**Exercise prompt:**
Output the full listing below exactly, without the pictures.

--------

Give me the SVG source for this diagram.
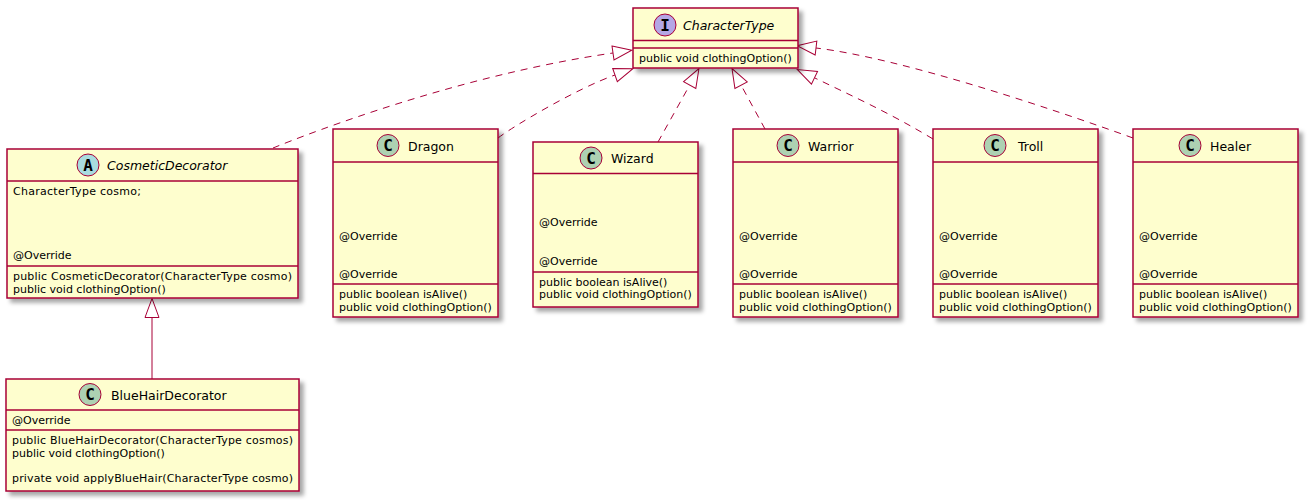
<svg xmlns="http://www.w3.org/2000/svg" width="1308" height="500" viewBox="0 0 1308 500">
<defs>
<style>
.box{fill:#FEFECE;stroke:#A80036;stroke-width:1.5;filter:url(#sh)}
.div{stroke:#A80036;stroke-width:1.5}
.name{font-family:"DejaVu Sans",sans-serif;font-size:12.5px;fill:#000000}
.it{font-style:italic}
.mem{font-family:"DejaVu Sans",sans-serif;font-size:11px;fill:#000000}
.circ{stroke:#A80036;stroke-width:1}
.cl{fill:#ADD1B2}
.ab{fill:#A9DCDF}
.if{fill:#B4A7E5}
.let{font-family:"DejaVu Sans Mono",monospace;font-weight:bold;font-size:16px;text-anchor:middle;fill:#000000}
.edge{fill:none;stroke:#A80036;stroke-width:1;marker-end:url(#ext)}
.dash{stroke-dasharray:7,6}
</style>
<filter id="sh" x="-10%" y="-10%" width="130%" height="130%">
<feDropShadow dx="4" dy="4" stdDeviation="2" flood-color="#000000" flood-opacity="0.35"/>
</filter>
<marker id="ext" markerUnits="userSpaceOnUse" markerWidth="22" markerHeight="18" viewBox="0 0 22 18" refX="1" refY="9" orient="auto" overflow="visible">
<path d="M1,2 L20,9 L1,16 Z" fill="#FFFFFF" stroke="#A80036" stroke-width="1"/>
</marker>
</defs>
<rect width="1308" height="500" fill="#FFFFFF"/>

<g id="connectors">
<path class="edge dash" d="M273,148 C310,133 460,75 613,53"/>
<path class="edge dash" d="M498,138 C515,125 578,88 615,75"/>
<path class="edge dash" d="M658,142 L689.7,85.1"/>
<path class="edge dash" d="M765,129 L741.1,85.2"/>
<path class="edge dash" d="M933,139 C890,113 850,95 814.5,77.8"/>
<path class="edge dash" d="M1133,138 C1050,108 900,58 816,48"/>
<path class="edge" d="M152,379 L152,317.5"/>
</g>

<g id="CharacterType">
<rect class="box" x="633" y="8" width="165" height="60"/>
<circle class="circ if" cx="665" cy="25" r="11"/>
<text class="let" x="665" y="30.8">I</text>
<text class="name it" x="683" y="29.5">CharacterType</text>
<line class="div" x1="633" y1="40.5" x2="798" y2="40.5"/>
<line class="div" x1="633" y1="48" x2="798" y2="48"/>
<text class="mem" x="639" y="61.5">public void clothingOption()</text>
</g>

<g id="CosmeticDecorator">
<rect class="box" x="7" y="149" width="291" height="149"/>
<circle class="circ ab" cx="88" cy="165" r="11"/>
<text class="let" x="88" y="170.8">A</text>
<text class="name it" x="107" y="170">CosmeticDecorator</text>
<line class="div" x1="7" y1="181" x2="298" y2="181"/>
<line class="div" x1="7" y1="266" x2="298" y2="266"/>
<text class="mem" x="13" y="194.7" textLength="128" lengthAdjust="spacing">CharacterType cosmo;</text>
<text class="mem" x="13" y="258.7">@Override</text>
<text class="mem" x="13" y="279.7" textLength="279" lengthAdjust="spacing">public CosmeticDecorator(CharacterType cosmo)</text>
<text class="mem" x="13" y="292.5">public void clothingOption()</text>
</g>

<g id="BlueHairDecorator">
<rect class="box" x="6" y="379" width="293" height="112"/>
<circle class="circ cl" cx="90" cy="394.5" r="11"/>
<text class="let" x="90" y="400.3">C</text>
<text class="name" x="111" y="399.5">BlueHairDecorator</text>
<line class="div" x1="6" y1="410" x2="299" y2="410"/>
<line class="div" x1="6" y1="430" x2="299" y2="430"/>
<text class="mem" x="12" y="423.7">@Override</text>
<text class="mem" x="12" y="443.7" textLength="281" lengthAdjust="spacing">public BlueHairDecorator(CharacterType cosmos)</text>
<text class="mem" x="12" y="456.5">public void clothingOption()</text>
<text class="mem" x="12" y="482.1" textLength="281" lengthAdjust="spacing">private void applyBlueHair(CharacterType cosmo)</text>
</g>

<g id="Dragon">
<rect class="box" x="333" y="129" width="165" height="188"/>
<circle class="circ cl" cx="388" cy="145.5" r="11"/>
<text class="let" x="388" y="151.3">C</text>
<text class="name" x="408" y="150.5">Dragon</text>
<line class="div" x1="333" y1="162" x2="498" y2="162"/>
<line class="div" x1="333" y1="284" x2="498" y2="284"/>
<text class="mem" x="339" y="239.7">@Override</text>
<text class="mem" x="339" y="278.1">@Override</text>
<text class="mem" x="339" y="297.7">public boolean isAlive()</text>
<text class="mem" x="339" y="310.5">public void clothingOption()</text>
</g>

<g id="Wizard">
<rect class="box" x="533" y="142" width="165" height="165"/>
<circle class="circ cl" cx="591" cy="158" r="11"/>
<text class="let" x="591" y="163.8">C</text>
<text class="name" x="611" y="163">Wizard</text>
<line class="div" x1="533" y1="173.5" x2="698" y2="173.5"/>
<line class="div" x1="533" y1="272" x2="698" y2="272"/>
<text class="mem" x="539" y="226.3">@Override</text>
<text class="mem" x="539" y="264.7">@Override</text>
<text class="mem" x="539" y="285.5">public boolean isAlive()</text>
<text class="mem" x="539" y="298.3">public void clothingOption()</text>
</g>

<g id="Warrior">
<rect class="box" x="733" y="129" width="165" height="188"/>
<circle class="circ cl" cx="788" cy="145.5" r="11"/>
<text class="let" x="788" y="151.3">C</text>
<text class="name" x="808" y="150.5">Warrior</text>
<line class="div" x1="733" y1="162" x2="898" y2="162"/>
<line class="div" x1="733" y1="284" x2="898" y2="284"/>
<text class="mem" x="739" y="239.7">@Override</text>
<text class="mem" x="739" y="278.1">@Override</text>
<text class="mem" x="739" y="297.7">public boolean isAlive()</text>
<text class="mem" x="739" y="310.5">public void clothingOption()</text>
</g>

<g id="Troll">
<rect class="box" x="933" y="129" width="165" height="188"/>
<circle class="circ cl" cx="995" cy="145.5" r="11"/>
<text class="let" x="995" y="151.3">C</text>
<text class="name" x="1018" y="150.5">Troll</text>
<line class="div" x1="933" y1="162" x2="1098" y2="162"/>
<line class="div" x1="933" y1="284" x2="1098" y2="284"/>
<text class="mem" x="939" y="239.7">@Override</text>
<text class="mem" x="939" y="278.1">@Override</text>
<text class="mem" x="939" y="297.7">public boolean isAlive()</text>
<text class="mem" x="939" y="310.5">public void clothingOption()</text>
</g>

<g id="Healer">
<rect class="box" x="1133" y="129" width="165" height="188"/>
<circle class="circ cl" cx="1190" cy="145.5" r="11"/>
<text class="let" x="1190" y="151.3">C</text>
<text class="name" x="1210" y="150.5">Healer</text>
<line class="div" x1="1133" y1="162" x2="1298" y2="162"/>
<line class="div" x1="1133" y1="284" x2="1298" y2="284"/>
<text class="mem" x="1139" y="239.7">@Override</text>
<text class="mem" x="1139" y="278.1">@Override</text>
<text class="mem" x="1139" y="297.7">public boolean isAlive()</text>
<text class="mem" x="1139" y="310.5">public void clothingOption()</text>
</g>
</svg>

--------

**Answer to this problem:**
Give me the SVG source for this diagram.
<svg xmlns="http://www.w3.org/2000/svg" width="1308" height="500" viewBox="0 0 1308 500">
<defs>
<style>
.box{fill:#FEFECE;stroke:#A80036;stroke-width:1.5;filter:url(#sh)}
.div{stroke:#A80036;stroke-width:1.5}
.name{font-family:"DejaVu Sans",sans-serif;font-size:12.5px;fill:#000000}
.it{font-style:italic}
.mem{font-family:"DejaVu Sans",sans-serif;font-size:11px;fill:#000000}
.circ{stroke:#A80036;stroke-width:1}
.cl{fill:#ADD1B2}
.ab{fill:#A9DCDF}
.if{fill:#B4A7E5}
.let{font-family:"DejaVu Sans Mono",monospace;font-weight:bold;font-size:16px;text-anchor:middle;fill:#000000}
.edge{fill:none;stroke:#A80036;stroke-width:1;marker-end:url(#ext)}
.dash{stroke-dasharray:7,6}
</style>
<filter id="sh" x="-10%" y="-10%" width="130%" height="130%">
<feDropShadow dx="4" dy="4" stdDeviation="2" flood-color="#000000" flood-opacity="0.35"/>
</filter>
<marker id="ext" markerUnits="userSpaceOnUse" markerWidth="22" markerHeight="18" viewBox="0 0 22 18" refX="1" refY="9" orient="auto" overflow="visible">
<path d="M1,2 L20,9 L1,16 Z" fill="#FFFFFF" stroke="#A80036" stroke-width="1"/>
</marker>
</defs>
<rect width="1308" height="500" fill="#FFFFFF"/>

<g id="connectors">
<path class="edge dash" d="M273,148 C310,133 460,75 613,53"/>
<path class="edge dash" d="M498,138 C515,125 578,88 615,75"/>
<path class="edge dash" d="M658,142 L689.7,85.1"/>
<path class="edge dash" d="M765,129 L741.1,85.2"/>
<path class="edge dash" d="M933,139 C890,113 850,95 814.5,77.8"/>
<path class="edge dash" d="M1133,138 C1050,108 900,58 816,48"/>
<path class="edge" d="M152,379 L152,317.5"/>
</g>

<g id="CharacterType">
<rect class="box" x="633" y="8" width="165" height="60"/>
<circle class="circ if" cx="665" cy="25" r="11"/>
<text class="let" x="665" y="30.8">I</text>
<text class="name it" x="683" y="29.5">CharacterType</text>
<line class="div" x1="633" y1="40.5" x2="798" y2="40.5"/>
<line class="div" x1="633" y1="48" x2="798" y2="48"/>
<text class="mem" x="639" y="61.5">public void clothingOption()</text>
</g>

<g id="CosmeticDecorator">
<rect class="box" x="7" y="149" width="291" height="149"/>
<circle class="circ ab" cx="88" cy="165" r="11"/>
<text class="let" x="88" y="170.8">A</text>
<text class="name it" x="107" y="170">CosmeticDecorator</text>
<line class="div" x1="7" y1="181" x2="298" y2="181"/>
<line class="div" x1="7" y1="266" x2="298" y2="266"/>
<text class="mem" x="13" y="194.7" textLength="128" lengthAdjust="spacing">CharacterType cosmo;</text>
<text class="mem" x="13" y="258.7">@Override</text>
<text class="mem" x="13" y="279.7" textLength="279" lengthAdjust="spacing">public CosmeticDecorator(CharacterType cosmo)</text>
<text class="mem" x="13" y="292.5">public void clothingOption()</text>
</g>

<g id="BlueHairDecorator">
<rect class="box" x="6" y="379" width="293" height="112"/>
<circle class="circ cl" cx="90" cy="394.5" r="11"/>
<text class="let" x="90" y="400.3">C</text>
<text class="name" x="111" y="399.5">BlueHairDecorator</text>
<line class="div" x1="6" y1="410" x2="299" y2="410"/>
<line class="div" x1="6" y1="430" x2="299" y2="430"/>
<text class="mem" x="12" y="423.7">@Override</text>
<text class="mem" x="12" y="443.7" textLength="281" lengthAdjust="spacing">public BlueHairDecorator(CharacterType cosmos)</text>
<text class="mem" x="12" y="456.5">public void clothingOption()</text>
<text class="mem" x="12" y="482.1" textLength="281" lengthAdjust="spacing">private void applyBlueHair(CharacterType cosmo)</text>
</g>

<g id="Dragon">
<rect class="box" x="333" y="129" width="165" height="188"/>
<circle class="circ cl" cx="388" cy="145.5" r="11"/>
<text class="let" x="388" y="151.3">C</text>
<text class="name" x="408" y="150.5">Dragon</text>
<line class="div" x1="333" y1="162" x2="498" y2="162"/>
<line class="div" x1="333" y1="284" x2="498" y2="284"/>
<text class="mem" x="339" y="239.7">@Override</text>
<text class="mem" x="339" y="278.1">@Override</text>
<text class="mem" x="339" y="297.7">public boolean isAlive()</text>
<text class="mem" x="339" y="310.5">public void clothingOption()</text>
</g>

<g id="Wizard">
<rect class="box" x="533" y="142" width="165" height="165"/>
<circle class="circ cl" cx="591" cy="158" r="11"/>
<text class="let" x="591" y="163.8">C</text>
<text class="name" x="611" y="163">Wizard</text>
<line class="div" x1="533" y1="173.5" x2="698" y2="173.5"/>
<line class="div" x1="533" y1="272" x2="698" y2="272"/>
<text class="mem" x="539" y="226.3">@Override</text>
<text class="mem" x="539" y="264.7">@Override</text>
<text class="mem" x="539" y="285.5">public boolean isAlive()</text>
<text class="mem" x="539" y="298.3">public void clothingOption()</text>
</g>

<g id="Warrior">
<rect class="box" x="733" y="129" width="165" height="188"/>
<circle class="circ cl" cx="788" cy="145.5" r="11"/>
<text class="let" x="788" y="151.3">C</text>
<text class="name" x="808" y="150.5">Warrior</text>
<line class="div" x1="733" y1="162" x2="898" y2="162"/>
<line class="div" x1="733" y1="284" x2="898" y2="284"/>
<text class="mem" x="739" y="239.7">@Override</text>
<text class="mem" x="739" y="278.1">@Override</text>
<text class="mem" x="739" y="297.7">public boolean isAlive()</text>
<text class="mem" x="739" y="310.5">public void clothingOption()</text>
</g>

<g id="Troll">
<rect class="box" x="933" y="129" width="165" height="188"/>
<circle class="circ cl" cx="995" cy="145.5" r="11"/>
<text class="let" x="995" y="151.3">C</text>
<text class="name" x="1018" y="150.5">Troll</text>
<line class="div" x1="933" y1="162" x2="1098" y2="162"/>
<line class="div" x1="933" y1="284" x2="1098" y2="284"/>
<text class="mem" x="939" y="239.7">@Override</text>
<text class="mem" x="939" y="278.1">@Override</text>
<text class="mem" x="939" y="297.7">public boolean isAlive()</text>
<text class="mem" x="939" y="310.5">public void clothingOption()</text>
</g>

<g id="Healer">
<rect class="box" x="1133" y="129" width="165" height="188"/>
<circle class="circ cl" cx="1190" cy="145.5" r="11"/>
<text class="let" x="1190" y="151.3">C</text>
<text class="name" x="1210" y="150.5">Healer</text>
<line class="div" x1="1133" y1="162" x2="1298" y2="162"/>
<line class="div" x1="1133" y1="284" x2="1298" y2="284"/>
<text class="mem" x="1139" y="239.7">@Override</text>
<text class="mem" x="1139" y="278.1">@Override</text>
<text class="mem" x="1139" y="297.7">public boolean isAlive()</text>
<text class="mem" x="1139" y="310.5">public void clothingOption()</text>
</g>
</svg>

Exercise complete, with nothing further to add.